## Rows
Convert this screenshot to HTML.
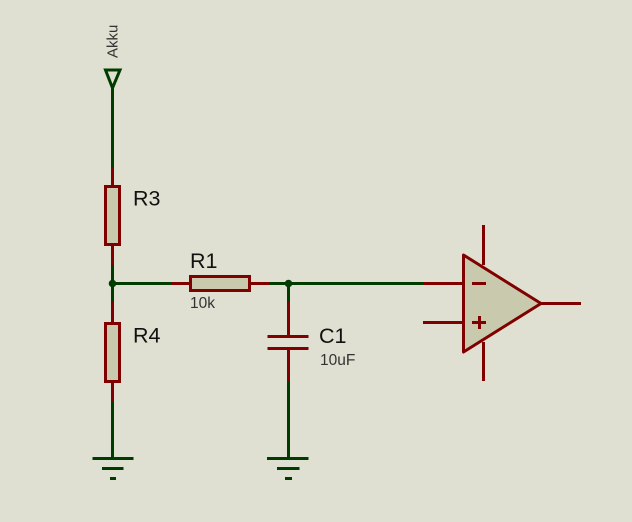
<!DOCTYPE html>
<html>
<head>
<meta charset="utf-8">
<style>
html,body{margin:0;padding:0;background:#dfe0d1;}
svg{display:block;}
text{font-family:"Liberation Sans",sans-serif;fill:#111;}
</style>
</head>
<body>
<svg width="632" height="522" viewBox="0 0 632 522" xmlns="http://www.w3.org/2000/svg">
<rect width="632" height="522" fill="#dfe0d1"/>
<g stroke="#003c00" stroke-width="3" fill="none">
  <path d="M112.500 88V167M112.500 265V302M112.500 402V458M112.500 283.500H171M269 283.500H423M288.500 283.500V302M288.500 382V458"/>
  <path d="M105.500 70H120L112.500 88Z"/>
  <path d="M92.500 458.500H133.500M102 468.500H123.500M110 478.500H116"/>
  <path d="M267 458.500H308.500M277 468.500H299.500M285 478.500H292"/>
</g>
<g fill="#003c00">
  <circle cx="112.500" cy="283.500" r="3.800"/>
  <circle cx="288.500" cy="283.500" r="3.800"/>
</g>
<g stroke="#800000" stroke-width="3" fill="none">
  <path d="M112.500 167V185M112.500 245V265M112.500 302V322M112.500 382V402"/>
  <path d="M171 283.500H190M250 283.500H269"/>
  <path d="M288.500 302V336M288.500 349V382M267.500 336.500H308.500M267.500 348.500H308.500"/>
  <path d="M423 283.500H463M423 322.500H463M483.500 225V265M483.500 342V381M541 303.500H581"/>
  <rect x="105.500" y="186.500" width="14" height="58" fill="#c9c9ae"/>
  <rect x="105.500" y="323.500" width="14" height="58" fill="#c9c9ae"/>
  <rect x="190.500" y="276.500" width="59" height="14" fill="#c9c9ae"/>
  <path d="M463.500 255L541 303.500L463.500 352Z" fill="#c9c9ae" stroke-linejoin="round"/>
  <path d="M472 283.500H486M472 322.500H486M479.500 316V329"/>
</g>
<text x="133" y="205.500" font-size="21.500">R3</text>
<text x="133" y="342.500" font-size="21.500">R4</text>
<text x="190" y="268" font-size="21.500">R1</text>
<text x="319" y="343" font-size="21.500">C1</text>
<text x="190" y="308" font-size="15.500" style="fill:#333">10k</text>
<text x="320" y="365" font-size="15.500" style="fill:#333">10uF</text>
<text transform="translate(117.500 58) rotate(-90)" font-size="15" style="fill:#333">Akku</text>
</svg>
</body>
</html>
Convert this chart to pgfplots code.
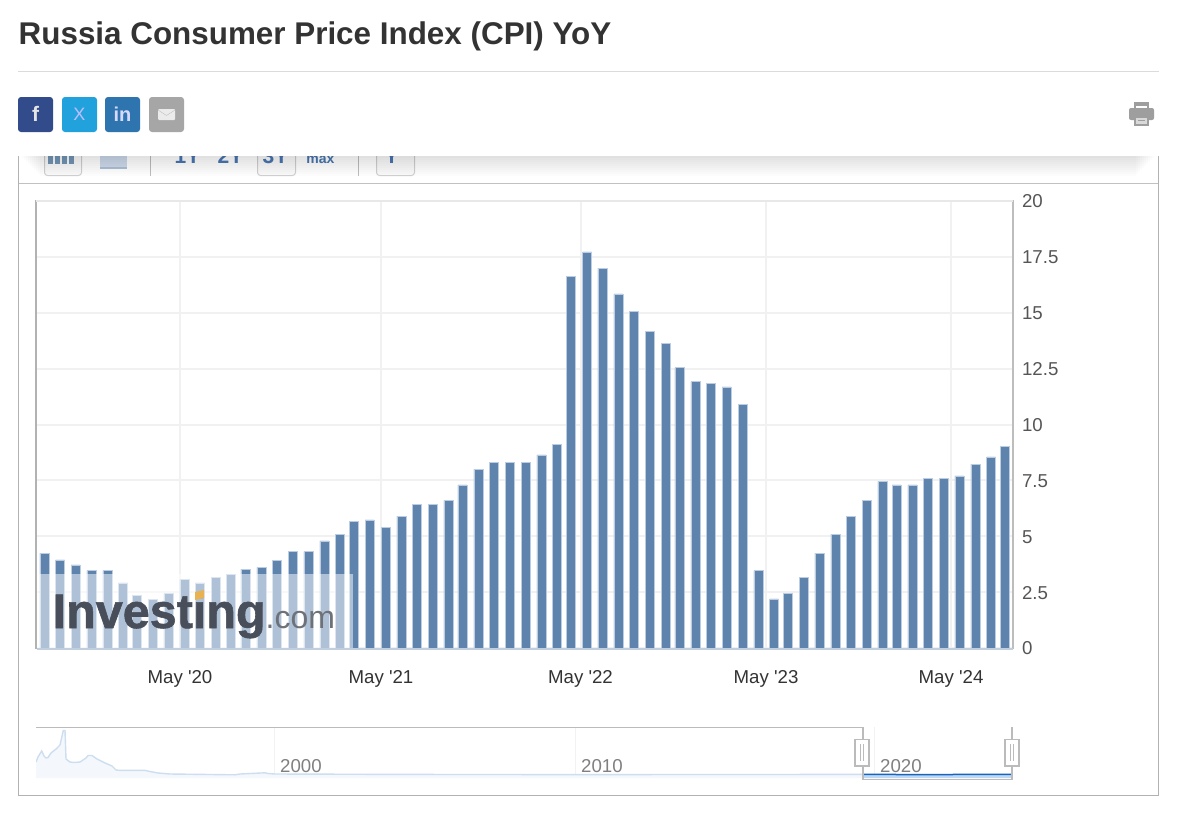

## Problem statement
Return to the listing above and set it down exactly, leaving out its pictures.

## Result
Convert this screenshot to HTML.
<!DOCTYPE html>
<html>
<head>
<meta charset="utf-8">
<style>
html,body{margin:0;padding:0;background:#dfe0d1;}
svg{display:block;}
text{font-family:"Liberation Sans",sans-serif;fill:#111;}
</style>
</head>
<body>
<svg width="632" height="522" viewBox="0 0 632 522" xmlns="http://www.w3.org/2000/svg">
<rect width="632" height="522" fill="#dfe0d1"/>
<g stroke="#003c00" stroke-width="3" fill="none">
  <path d="M112.500 88V167M112.500 265V302M112.500 402V458M112.500 283.500H171M269 283.500H423M288.500 283.500V302M288.500 382V458"/>
  <path d="M105.500 70H120L112.500 88Z"/>
  <path d="M92.500 458.500H133.500M102 468.500H123.500M110 478.500H116"/>
  <path d="M267 458.500H308.500M277 468.500H299.500M285 478.500H292"/>
</g>
<g fill="#003c00">
  <circle cx="112.500" cy="283.500" r="3.800"/>
  <circle cx="288.500" cy="283.500" r="3.800"/>
</g>
<g stroke="#800000" stroke-width="3" fill="none">
  <path d="M112.500 167V185M112.500 245V265M112.500 302V322M112.500 382V402"/>
  <path d="M171 283.500H190M250 283.500H269"/>
  <path d="M288.500 302V336M288.500 349V382M267.500 336.500H308.500M267.500 348.500H308.500"/>
  <path d="M423 283.500H463M423 322.500H463M483.500 225V265M483.500 342V381M541 303.500H581"/>
  <rect x="105.500" y="186.500" width="14" height="58" fill="#c9c9ae"/>
  <rect x="105.500" y="323.500" width="14" height="58" fill="#c9c9ae"/>
  <rect x="190.500" y="276.500" width="59" height="14" fill="#c9c9ae"/>
  <path d="M463.500 255L541 303.500L463.500 352Z" fill="#c9c9ae" stroke-linejoin="round"/>
  <path d="M472 283.500H486M472 322.500H486M479.500 316V329"/>
</g>
<text x="133" y="205.500" font-size="21.500">R3</text>
<text x="133" y="342.500" font-size="21.500">R4</text>
<text x="190" y="268" font-size="21.500">R1</text>
<text x="319" y="343" font-size="21.500">C1</text>
<text x="190" y="308" font-size="15.500" style="fill:#333">10k</text>
<text x="320" y="365" font-size="15.500" style="fill:#333">10uF</text>
<text transform="translate(117.500 58) rotate(-90)" font-size="15" style="fill:#333">Akku</text>
</svg>
</body>
</html>
Convert this chart to pgfplots code.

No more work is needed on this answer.